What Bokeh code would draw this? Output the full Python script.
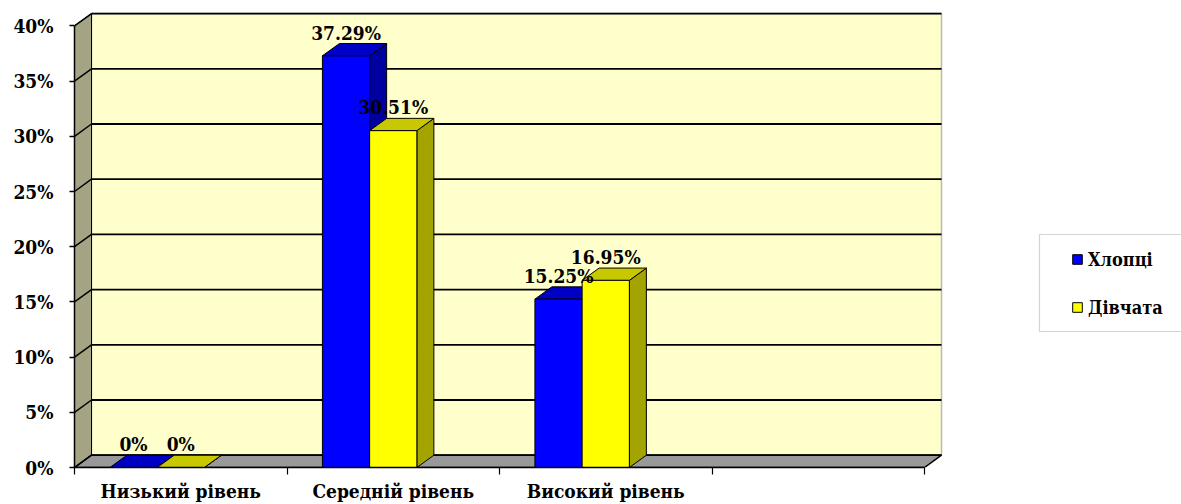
from bokeh.plotting import figure
from bokeh.models import (FixedTicker, PrintfTickFormatter, Range1d, Legend,
                          LegendItem, BoxAnnotation)
from bokeh.core.properties import value
from bokeh.embed import file_html
from bokeh.resources import INLINE

# ---------------- data ----------------
categories = ["Низький рівень", "Середній рівень", "Високий рівень", ""]
series_names = ["Хлопці", "Дівчата"]
boys = [0.0, 37.29, 15.25]
girls = [0.0, 30.51, 16.95]
y_ticks = [0, 5, 10, 15, 20, 25, 30, 35, 40]

# ---------------- styles ----------------
front_colors = ["#0000FF", "#FFFF00"]
top_colors = ["#0000C4", "#C8C800"]
side_colors = ["#0000A0", "#A4A400"]
WALL = "#FFFFCC"
SIDE_WALL = "#A4A484"
FLOOR = "#999999"
FONT = "DejaVu Serif Condensed"

W, H = 1181, 504
B_LEFT, B_BOTTOM = 74, 37
FRAME_W, FRAME_H = W - B_LEFT, H - B_BOTTOM
PX_X = 212.5        # pixels per category
PX_Y = 11.04        # pixels per percent
DX = 17.0 / PX_X    # depth offset (data units)
DY = 12.3 / PX_Y
N_CAT = len(categories)
Y_MAX = y_ticks[-1]

p = figure(width=W, height=H, output_backend="svg", toolbar_location=None,
           x_range=Range1d(0, FRAME_W / PX_X), y_range=Range1d(0, FRAME_H / PX_Y),
           min_border_left=B_LEFT, min_border_bottom=B_BOTTOM,
           min_border_top=0, min_border_right=0)
p.xgrid.visible = False
p.ygrid.visible = False
p.outline_line_color = None
p.background_fill_color = "white"
p.border_fill_color = "white"

# ---------------- walls / floor ----------------
p.quad(left=[DX], right=[N_CAT + DX], bottom=[DY], top=[Y_MAX + DY],
       fill_color=WALL, line_color="#B8B8B8", line_width=1.5)
p.patch([0, DX, DX, 0], [0, DY, Y_MAX + DY, Y_MAX], fill_color=SIDE_WALL,
        line_color="black", line_width=1)
p.patch([0, N_CAT, N_CAT + DX, DX], [0, 0, DY, DY], fill_color=FLOOR,
        line_color="black", line_width=1.5)

# gridlines on back wall and side wall
p.segment(x0=[DX] * len(y_ticks), y0=[t + DY for t in y_ticks],
          x1=[N_CAT + DX] * len(y_ticks), y1=[t + DY for t in y_ticks],
          line_color="black", line_width=1.8)
p.segment(x0=[0] * len(y_ticks), y0=y_ticks,
          x1=[DX] * len(y_ticks), y1=[t + DY for t in y_ticks],
          line_color="black", line_width=1.5)

# ---------------- 3D bars ----------------
n_slots = 3                     # clustered with an (empty) third slot
bw = 1.0 / (n_slots + 1.5)      # gap width 150%
renderers = []
for s, vals in enumerate([boys, girls]):
    x0 = [c + 0.75 * bw + s * bw for c in range(len(vals))]
    x1 = [a + bw for a in x0]
    side_xs = [[b, b + DX, b + DX, b] for b in x1]
    side_ys = [[0, DY, v + DY, v] for v in vals]
    p.patches(side_xs, side_ys, fill_color=side_colors[s], line_color="black", line_width=1)
    top_xs = [[a, b, b + DX, a + DX] for a, b in zip(x0, x1)]
    top_ys = [[v, v, v + DY, v + DY] for v in vals]
    p.patches(top_xs, top_ys, fill_color=top_colors[s], line_color="black", line_width=1)
    r = p.quad(left=x0, right=x1, bottom=[0] * len(vals), top=vals,
               fill_color=front_colors[s], line_color="black", line_width=1)
    renderers.append(r)

# data labels
for s, vals in enumerate([boys, girls]):
    xc = [c + 0.75 * bw + s * bw + bw / 2 for c in range(len(vals))]
    labels = ["0%" if v == 0 else f"{v:.2f}%" for v in vals]
    p.text(x=xc, y=[v + DY for v in vals], text=labels, text_align="center",
           text_baseline="alphabetic", y_offset=-11,
           text_font=value(FONT), text_font_style="bold", text_font_size="19px",
           text_color="black")

# ---------------- axes ----------------
ya = p.yaxis[0]
ya.ticker = FixedTicker(ticks=y_ticks)
ya.formatter = PrintfTickFormatter(format="%d%%")
ya.bounds = (0, Y_MAX)
ya.axis_line_color = "black"
ya.axis_line_width = 1.5
ya.major_tick_out = 5
ya.major_tick_in = 0
ya.major_tick_line_color = "black"
ya.major_tick_line_width = 1.5
ya.minor_tick_line_color = None
ya.major_label_standoff = 16
ya.major_label_text_font = FONT
ya.major_label_text_font_style = "bold"
ya.major_label_text_font_size = "19px"
ya.major_label_text_color = "black"

xa = p.xaxis[0]
centers = [c + 0.5 for c in range(N_CAT)]
xa.ticker = FixedTicker(ticks=centers, minor_ticks=list(range(N_CAT + 1)))
xa.major_label_overrides = {c: lab for c, lab in zip(centers, categories)}
xa.bounds = (0, N_CAT)
xa.axis_line_color = "black"
xa.axis_line_width = 1.5
xa.major_tick_out = 0
xa.major_tick_in = 0
xa.minor_tick_out = 7
xa.minor_tick_in = 0
xa.minor_tick_line_color = "black"
xa.minor_tick_line_width = 1.2
xa.major_label_standoff = 5
xa.major_label_text_font = FONT
xa.major_label_text_font_style = "bold"
xa.major_label_text_font_size = "19px"
xa.major_label_text_color = "black"

# ---------------- legend ----------------
box = BoxAnnotation(left=1039, right=1200, top=234, bottom=331,
                    left_units="canvas", right_units="canvas",
                    top_units="canvas", bottom_units="canvas",
                    fill_color="white", fill_alpha=1.0,
                    line_color="#707070", line_width=1.2, level="annotation")
p.add_layout(box)

legend = Legend(items=[LegendItem(label=series_names[i], renderers=[renderers[i]])
                       for i in range(2)],
                location=(997, 149), glyph_width=12, glyph_height=12,
                label_standoff=5, padding=0, margin=0, spacing=26, label_height=22,
                border_line_color=None, background_fill_alpha=0,
                label_text_font=FONT, label_text_font_style="bold",
                label_text_font_size="18px", label_text_color="black")
p.add_layout(legend)

open("out.html", "w").write(file_html(p, INLINE))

○ ○ ○ ○

• [Problem statement]:
Repeat, exactly and in full, each line from the start of the data to the line that contains "from bokeh.resources import INLINE". Pictures do not go in.

• [Answer to this problem]:
What Bokeh code would draw this? Output the full Python script.
from bokeh.plotting import figure
from bokeh.models import (FixedTicker, PrintfTickFormatter, Range1d, Legend,
                          LegendItem, BoxAnnotation)
from bokeh.core.properties import value
from bokeh.embed import file_html
from bokeh.resources import INLINE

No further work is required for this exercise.